Haha, I can imagine going through security: “sir, why do you have this bag of bolts”
“Just making sure we have enough to finish the flight”
Yep. And if water is all there is, then you want someone as good as Captain Sullenberger at the controls to make a last ditch attempt at landing.
(I realised the last three words of that sentence were superfluous, once I’d typed it.)
Does anyone know if that would work; or are aircraft bolts serialized for tracking purposes?
That seems like the sort of measure that would sound kind of extreme; but could (in the context of a hopefully-demanding QMS environment and the appropriate level of integration) potentially be cost-competitive with the extra effort involved in tracking unmarked bolts.
Would probably go nicely with the network-connected torque wrenches you can get(just maybe not the Bosch Rexroth ones that have been in security research news for the wrong reasons lately; until they get that patched out): slap a couple of barcode scanners on and the tool can verify that the right hole is getting the right bolt(or which bolt out of a set of interchangeable right bolts) to the correct tightness…
Wow. We live in an age of miracles - network-connected everything. Bolts with RFID, tell torque wrenches where they are and the torque wrenches record when they were tightened and how tight.
Quality system bleeps red and sounds an alert if anything is not within prescribed parameters.
When the air accident investigation guys come looking, it’s all there.
/s (is there an ‘ends fantasy’ tag?)
I was just asking if that’s actually how it works; I don’t know what the practice actually is in aircraft assembly; just to be clear.

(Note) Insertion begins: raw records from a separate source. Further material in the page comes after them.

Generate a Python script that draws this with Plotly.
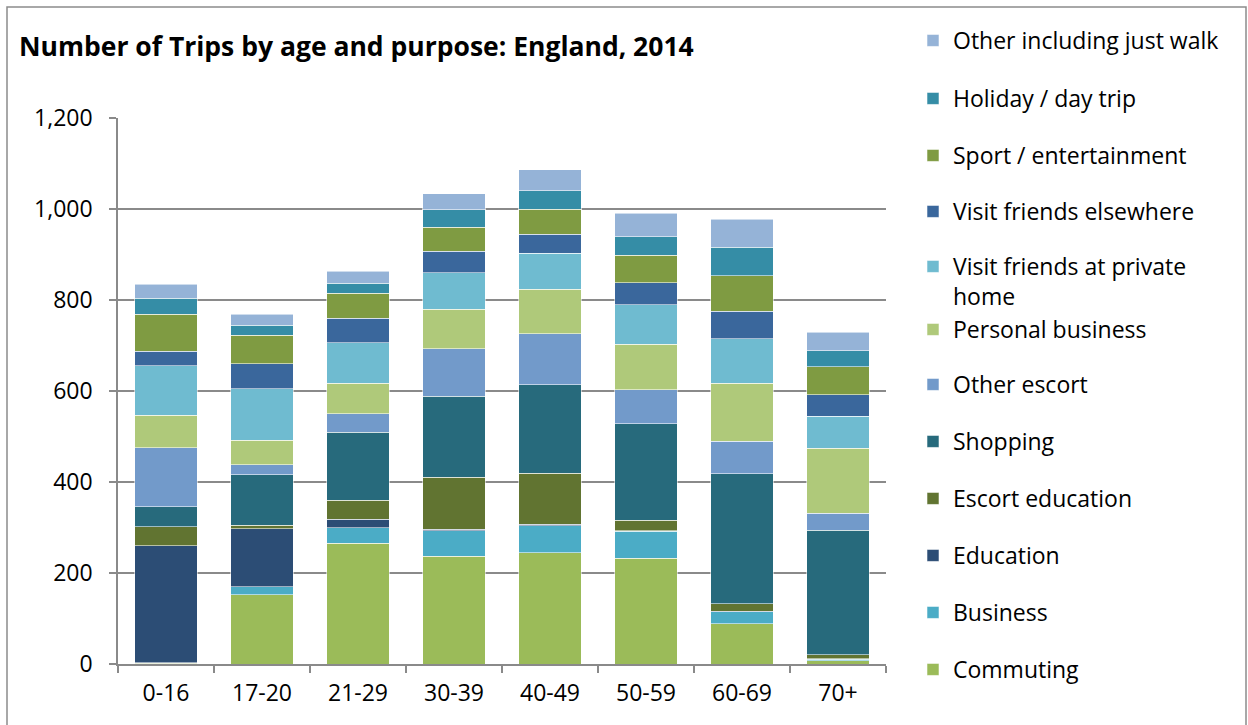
import plotly.graph_objects as go

ages = ["0-16", "17-20", "21-29", "30-39", "40-49", "50-59", "60-69", "70+"]

commuting = [2, 152, 265, 237, 244, 232, 89, 7]
business = [1, 18, 35, 56, 60, 60, 26, 4]
education = [257, 127, 18, 3, 3, 1, 1, 1]
escort_education = [42, 8, 42, 114, 112, 23, 16, 8]
shopping = [44, 111, 149, 178, 195, 212, 286, 274]
other_escort = [129, 22, 41, 105, 112, 75, 72, 37]
personal_business = [72, 54, 67, 87, 98, 100, 127, 143]
visit_private = [108, 113, 89, 80, 79, 87, 98, 70]
visit_elsewhere = [32, 55, 54, 47, 41, 48, 60, 48]
sport = [82, 63, 55, 53, 56, 60, 78, 61]
holiday = [35, 21, 22, 38, 40, 41, 63, 36]
other_walk = [31, 25, 26, 36, 46, 52, 62, 40]

series = [
    ("Commuting", commuting, "#9BBB59"),
    ("Business", business, "#4BACC6"),
    ("Education", education, "#2C4D75"),
    ("Escort education", escort_education, "#617431"),
    ("Shopping", shopping, "#276A7C"),
    ("Other escort", other_escort, "#729ACA"),
    ("Personal business", personal_business, "#AFC97A"),
    ("Visit friends at private<br>home", visit_private, "#6FBBD0"),
    ("Visit friends elsewhere", visit_elsewhere, "#3A679C"),
    ("Sport / entertainment", sport, "#7F9B42"),
    ("Holiday / day trip", holiday, "#358DA6"),
    ("Other including just walk", other_walk, "#95B3D7"),
]

W, H = 1248, 725
FONT = "Open Sans"
# legend item centre rows (pixels from top), bottom item first
legend_rows = [671, 614, 557, 500, 443, 386, 331, 268, 213, 157, 100, 42]

fig = go.Figure()
layout_legends = {}
for i, (name, vals, col) in enumerate(series):
    key = "legend" if i == 0 else f"legend{i+1}"
    fig.add_trace(go.Bar(
        x=ages, y=vals, name=name,
        marker=dict(color=col, line=dict(color="rgba(255,255,255,0.55)", width=1)),
        legend=key,
    ))
    py = legend_rows[i]
    layout_legends[key] = dict(
        xref="container", yref="container",
        x=913 / W, y=1 - (py - 23) / H,
        xanchor="left", yanchor="top",
        valign="top",
        font=dict(family=FONT, size=23, color="#000000"),
        bgcolor="rgba(0,0,0,0)",
        itemwidth=30,
    )

fig.update_layout(
    width=W, height=H,
    paper_bgcolor="white", plot_bgcolor="white",
    barmode="stack", bargap=0.35,
    margin=dict(l=118, r=W - 886, t=118, b=H - 664),
    font=dict(family=FONT, size=20, color="#000000"),
    title=dict(
        text="<b>Number of Trips by age and purpose: England, 2014</b>",
        x=19 / W, xanchor="left", y=1 - 47 / H, yanchor="middle",
        font=dict(family=FONT, size=26.5, color="#000000"),
    ),
    showlegend=True,
    **layout_legends,
)

fig.update_yaxes(
    range=[0, 1200], dtick=200, tickformat=",",
    showgrid=True, gridcolor="#8A8A8A", gridwidth=1.6,
    showline=True, linecolor="#8A8A8A", linewidth=1.6,
    ticks="outside", ticklen=7, tickcolor="#8A8A8A", tickwidth=1.6,
    zeroline=False, ticklabelstandoff=12,
    tickfont=dict(family=FONT, size=23, color="#000000"),
)
fig.update_xaxes(
    showline=True, linecolor="#8A8A8A", linewidth=1.6,
    ticks="outside", ticklen=7, tickcolor="#8A8A8A", tickwidth=1.6,
    tickson="boundaries", showgrid=False, ticklabelstandoff=8,
    tickfont=dict(family=FONT, size=23, color="#000000"),
)

# outer chart-area border
fig.add_shape(
    type="rect", xref="paper", yref="paper",
    x0=(7 - 118) / 768, x1=(1246 - 118) / 768,
    y0=-(740 - 664) / 546, y1=1 + (118 - 7) / 546,
    line=dict(color="#8C8C8C", width=1.5), fillcolor="rgba(0,0,0,0)",
    layer="below",
)

fig.write_html("out.html", config={"displayModeBar": False},
               post_script="document.body.style.margin='0';")
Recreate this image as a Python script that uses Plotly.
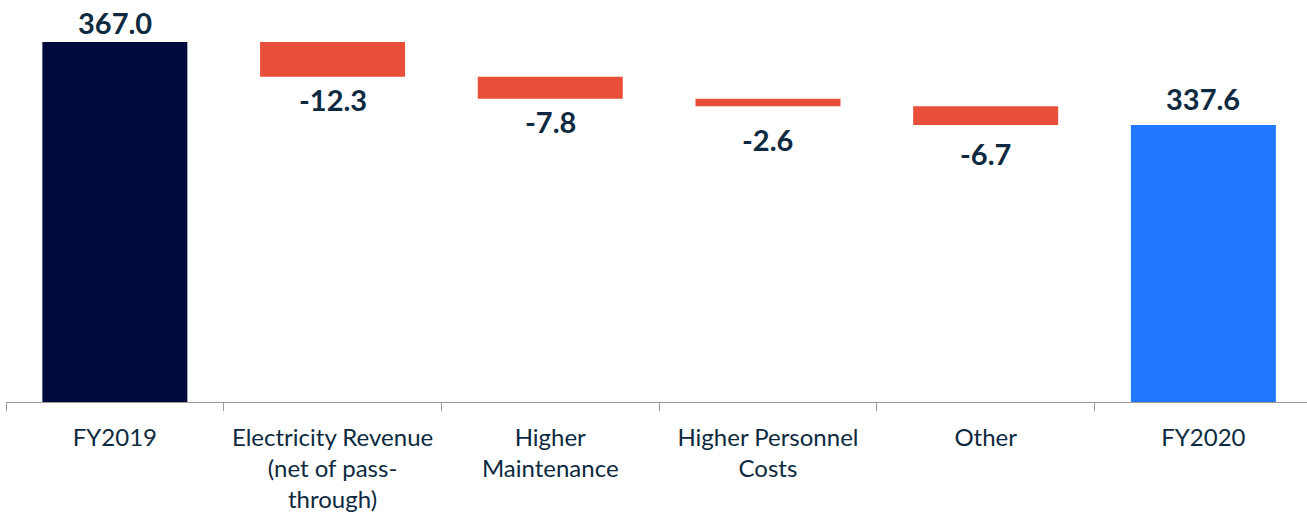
import plotly.graph_objects as go

categories = ["FY2019", "Electricity Revenue<br>(net of pass-<br>through)", "Higher<br>Maintenance",
              "Higher Personnel<br>Costs", "Other", "FY2020"]
values = [367.0, -12.3, -7.8, -2.6, -6.7, 337.6]
measures = ["total", "relative", "relative", "relative", "relative", "total"]
labels = ["367.0", "-12.3", "-7.8", "-2.6", "-6.7", "337.6"]

bar_colors = ["#000a3c", "#e84e3a", "#e84e3a", "#e84e3a", "#e84e3a", "#1f78ff"]
label_shift = [20, 23, 23, 33, 28, 27]

bases, heights, tops, bottoms = [], [], [], []
running = 0.0
for v, m in zip(values, measures):
    if m == "total":
        bases.append(0.0)
        heights.append(v)
        running = v
        tops.append(v)
        bottoms.append(0.0)
    else:
        start = running
        running = running + v
        bases.append(min(start, running))
        heights.append(abs(v))
        tops.append(max(start, running))
        bottoms.append(min(start, running))

fig = go.Figure()
fig.add_trace(go.Bar(x=categories, y=heights, base=bases, marker=dict(color=bar_colors, line=dict(width=0)),
                     hoverinfo="skip", showlegend=False))

text_color = "#0d2a40"
for i, (c, m) in enumerate(zip(categories, measures)):
    if m == "total":
        y = tops[i]
        ys = label_shift[i]
    else:
        y = bottoms[i]
        ys = -label_shift[i]
    fig.add_annotation(x=c, y=y, text="<b>" + labels[i] + "</b>", showarrow=False, yshift=ys,
                       yanchor="middle", font=dict(family="Lato", size=29, color=text_color))

fig.update_layout(
    width=1307, height=513,
    margin=dict(l=6, r=0, t=0, b=111),
    plot_bgcolor="white", paper_bgcolor="white",
    bargap=0.334,
    xaxis=dict(type="category", range=[-0.5, 5.476], tickson="boundaries", ticks="outside", ticklen=8,
               tickcolor="#a09890", showline=True, linecolor="#a09890", linewidth=1, showgrid=False,
               tickfont=dict(family="Lato", size=24, color=text_color), ticklabelstandoff=14,
               tickangle=0, automargin=False),
    yaxis=dict(range=[239.5, 381.9], visible=False, showgrid=False, zeroline=False),
)

fig.write_html("out.html", config={"displayModeBar": False},
               post_script="document.body.style.margin='0px';document.body.style.overflow='hidden';")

Networked torque wrenches that can be remotely adjusted and remotely report data are definitely a thing, however; and, given the relatively low cost of lasering QR codes onto things, it struck me as entirely plausible that such measures could easily end up being the faster and cheaper option in cases where QM demands are significant enough that doing it manually would involve a great deal of doing.
For less critical applications just treating all fasteners of the same dimensions(and trying to reduce the number of distinct types in a product assembly) as fungible is presumably vastly cheaper; but in a situation where you are talking larger, easier to mark, fasteners(many with recommended service lives or inspection intervals) traceability seems like it would be a perk.
Oh, I get that. But that’s how it COULD work. But, you know, shareholders.